The United Kingdom economy surprised on the downside on Monday, posting GDP results that have investors newly worried about the lasting impacts of Brexit.

According to the Office for National Statistics, GDP contracted by 0.4% in April – the largest one-month drop since March 2016. It comes after a 0.1% contraction was recorded in March.

The April growth miss bucked a consensus estimate of a 0.1% contraction in one Reuters survey, and signaled a potential second quarter contraction ahead. Growth over the first quarter of 2019 was 0.5%, up from the 0.2% rate of the final quarter of 2018. Output over these quarters was inflated by stockpiling activity ahead of the original Brexit date of March 29 – a day that came and went like any other, without any Brexit breakthrough.

With the influence of pre-Brexit stockpiling now fading, output cratered in April. Auto manufacturing was hit particularly hard: producers like BMW, Peugeot, and Land Rover instituted shutdowns ahead of possible Brexit disruptions in the summer, resulting in a 24% drop in vehicle output over the course of the month. And though many believe the sector will bounce back in the months to come, April’s plunge represents the largest decline in car production ever recorded in the UK.

But the bad news doesn’t end there. Overall manufacturing output also slumped by 3.9% – the most since June 2002. Construction dropped 0.4%, services were stagnant, and industrial production dropped 2.7%, its biggest dip in over five years. The end of stockpiling also seriously distorted import and export numbers: imports dropped 14.4% from March (the largest drop since records began in 1998) and exports dropped by 10.9% (largest since 2006).

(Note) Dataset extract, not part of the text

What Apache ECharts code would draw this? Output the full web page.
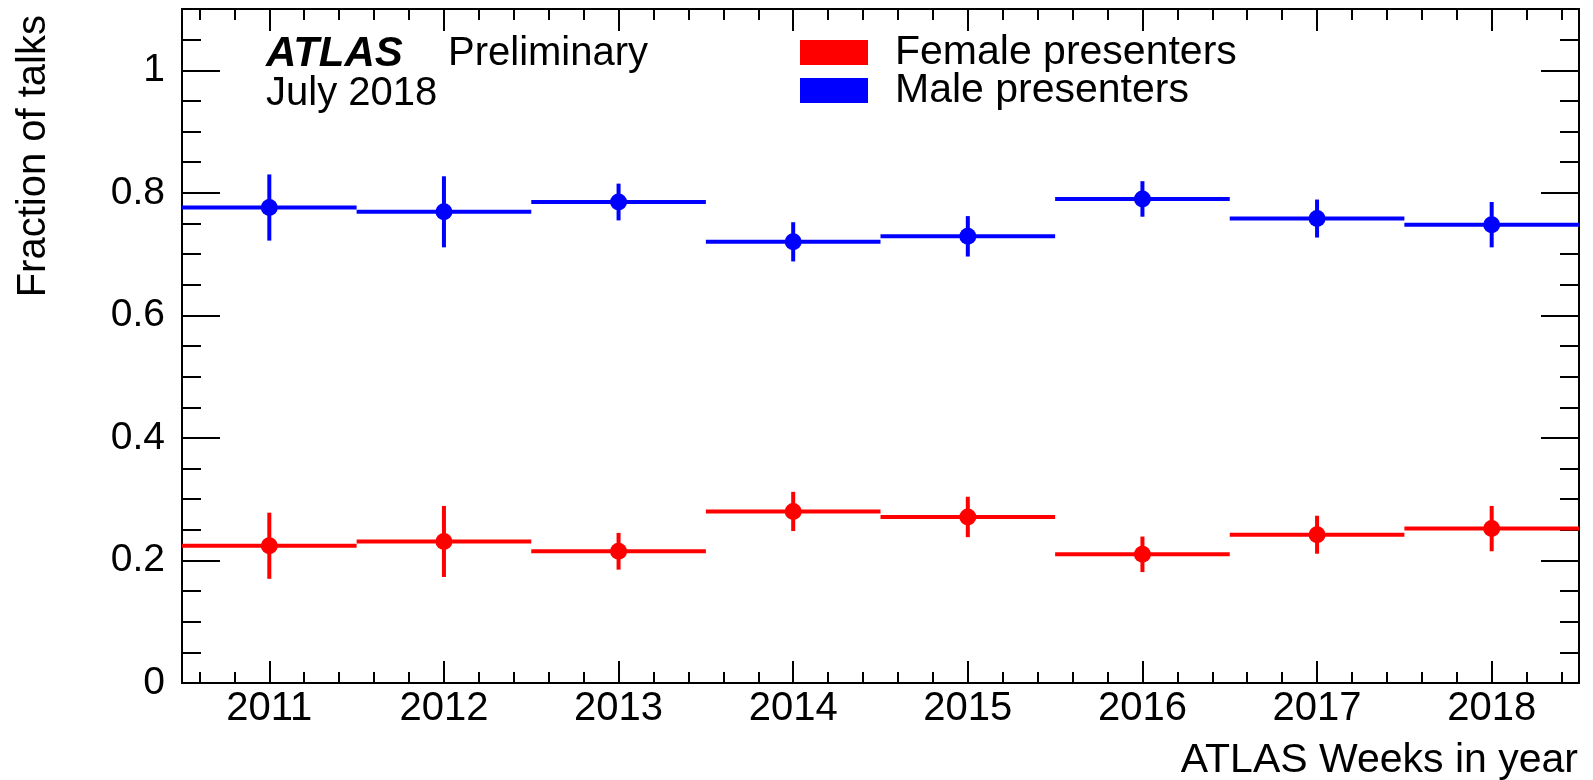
<!DOCTYPE html>
<html>
<head>
<meta charset="utf-8">
<script src="https://cdn.jsdelivr.net/npm/echarts@6/dist/echarts.min.js"></script>
<style>
html,body{margin:0;padding:0;background:#fff;}
#chart{width:1593px;height:780px;}
</style>
</head>
<body>
<div id="chart"></div>
<script>
// ---- data ----
const years = [2011, 2012, 2013, 2014, 2015, 2016, 2017, 2018];
const femaleFraction = [0.224, 0.231, 0.215, 0.280, 0.271, 0.210, 0.242, 0.252];
const maleFraction   = [0.776, 0.769, 0.785, 0.720, 0.729, 0.790, 0.758, 0.748];
const fractionError  = [0.054, 0.058, 0.030, 0.032, 0.033, 0.029, 0.031, 0.037];
const yMajorTicks = [0, 0.2, 0.4, 0.6, 0.8, 1];
const seriesNames = ['Female presenters', 'Male presenters'];

const FONT = '"Liberation Sans", Arial, Helvetica, sans-serif';
const FS = 39;
const RED = '#ff0000', BLUE = '#0000ff';

// minor tick positions
const xMinorTicks = [];
for (let i = 0; i < years.length; i++) {
  for (const d of [-0.4, -0.2, 0.2, 0.4]) xMinorTicks.push(+(years[i] + d).toFixed(2));
}
const yMinorTicks = [];
for (let k = 1; k <= 21; k++) { if (k % 4 !== 0) yMinorTicks.push(+(k * 0.05).toFixed(2)); }

const xMin = years[0] - 0.5, xMax = years[years.length - 1] + 0.5;

function mkData(vals) { return years.map((y, i) => [y, vals[i], fractionError[i]]); }

function makeRender(color) {
  return function (params, api) {
    const x = api.value(0), y = api.value(1), e = api.value(2);
    const pL = api.coord([x - 0.5, y]), pR = api.coord([x + 0.5, y]);
    const pT = api.coord([x, y + e]), pB = api.coord([x, y - e]);
    const c = api.coord([x, y]);
    return {
      type: 'group',
      children: [
        { type: 'line', shape: { x1: pL[0], y1: pL[1], x2: pR[0], y2: pR[1] }, style: { stroke: color, lineWidth: 4 } },
        { type: 'line', shape: { x1: pT[0], y1: pT[1], x2: pB[0], y2: pB[1] }, style: { stroke: color, lineWidth: 4 } },
        { type: 'circle', shape: { cx: c[0], cy: c[1], r: 8.5 }, style: { fill: color } }
      ]
    };
  };
}

const lineStyle = { color: '#000', width: 2 };
function xAx(pos, ticks, len, showLine, showLabel) {
  return {
    type: 'value', position: pos, min: xMin, max: xMax, gridIndex: 0,
    axisLine: { show: showLine, onZero: false, lineStyle },
    axisTick: { show: true, inside: true, length: len, customValues: ticks, lineStyle },
    axisLabel: showLabel ? { show: true, customValues: ticks, margin: 6, fontSize: 40, fontFamily: FONT, color: '#000', formatter: v => String(Math.round(v)) } : { show: false },
    splitLine: { show: false }
  };
}
function yAx(pos, ticks, len, showLine, showLabel) {
  return {
    type: 'value', position: pos, min: 0, max: 1.1, gridIndex: 0,
    axisLine: { show: showLine, onZero: false, lineStyle },
    axisTick: { show: true, inside: true, length: len, customValues: ticks, lineStyle },
    axisLabel: showLabel ? { show: true, customValues: ticks, margin: 17, fontSize: FS, fontFamily: FONT, color: '#000' } : { show: false },
    splitLine: { show: false }
  };
}

const option = {
  animation: false,
  backgroundColor: '#fff',
  grid: { left: 182, right: 14, top: 9, bottom: 97, containLabel: false },
  xAxis: [
    xAx('bottom', years, 22, true, true),
    xAx('bottom', xMinorTicks, 11, false, false),
    xAx('top', years, 22, true, false),
    xAx('top', xMinorTicks, 11, false, false)
  ],
  yAxis: [
    yAx('left', yMajorTicks, 38, true, true),
    yAx('left', yMinorTicks, 19, false, false),
    yAx('right', yMajorTicks, 38, true, false),
    yAx('right', yMinorTicks, 19, false, false)
  ],
  legend: {
    orient: 'vertical', left: 795, top: 27, itemGap: -3,
    itemWidth: 68, itemHeight: 25, icon: 'rect', selectedMode: false,
    data: seriesNames.map(n => ({ name: n, icon: 'rect' })),
    textStyle: { fontSize: 41, fontFamily: FONT, color: '#000', lineHeight: 36, padding: [0, 0, 0, 22] }
  },
  graphic: [
    { type: 'text', left: 266, top: 33, style: { text: 'ATLAS', font: 'italic bold 42px ' + FONT, fill: '#000' } },
    { type: 'text', left: 448, top: 34, style: { text: 'Preliminary', font: '40px ' + FONT, fill: '#000' } },
    { type: 'text', left: 266, top: 74, style: { text: 'July 2018', font: '40px ' + FONT, fill: '#000' } },
    { type: 'text', right: 15, top: 740, style: { text: 'ATLAS Weeks in year', font: '41px ' + FONT, fill: '#000' } },
    { type: 'text', left: 14, top: 15, rotation: Math.PI / 2, style: { text: 'Fraction of talks', font: '40px ' + FONT, fill: '#000' } }
  ],
  series: [
    { name: seriesNames[0], type: 'custom', xAxisIndex: 0, yAxisIndex: 0, itemStyle: { color: RED }, renderItem: makeRender(RED), data: mkData(femaleFraction), clip: true },
    { name: seriesNames[1], type: 'custom', xAxisIndex: 0, yAxisIndex: 0, itemStyle: { color: BLUE }, renderItem: makeRender(BLUE), data: mkData(maleFraction), clip: true }
  ]
};

const chart = echarts.init(document.getElementById('chart'), null, { renderer: 'canvas' });
chart.setOption(option);
</script>
</body>
</html>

Unsurprisingly, this new economic data is reverberating in currency markets. The pound sterling fell below $1.27 upon release of the GDP data on Monday, having already shed around 3% of its value against the US dollar over the course of May.

Forecast

That the UK was due for some discouraging economic data is no secret, since companies had been overproducing ahead of what they thought to be a severe economic disruption following March 29. The downturn we’re now seeing was essentially baked into the high-flying numbers of the first quarter.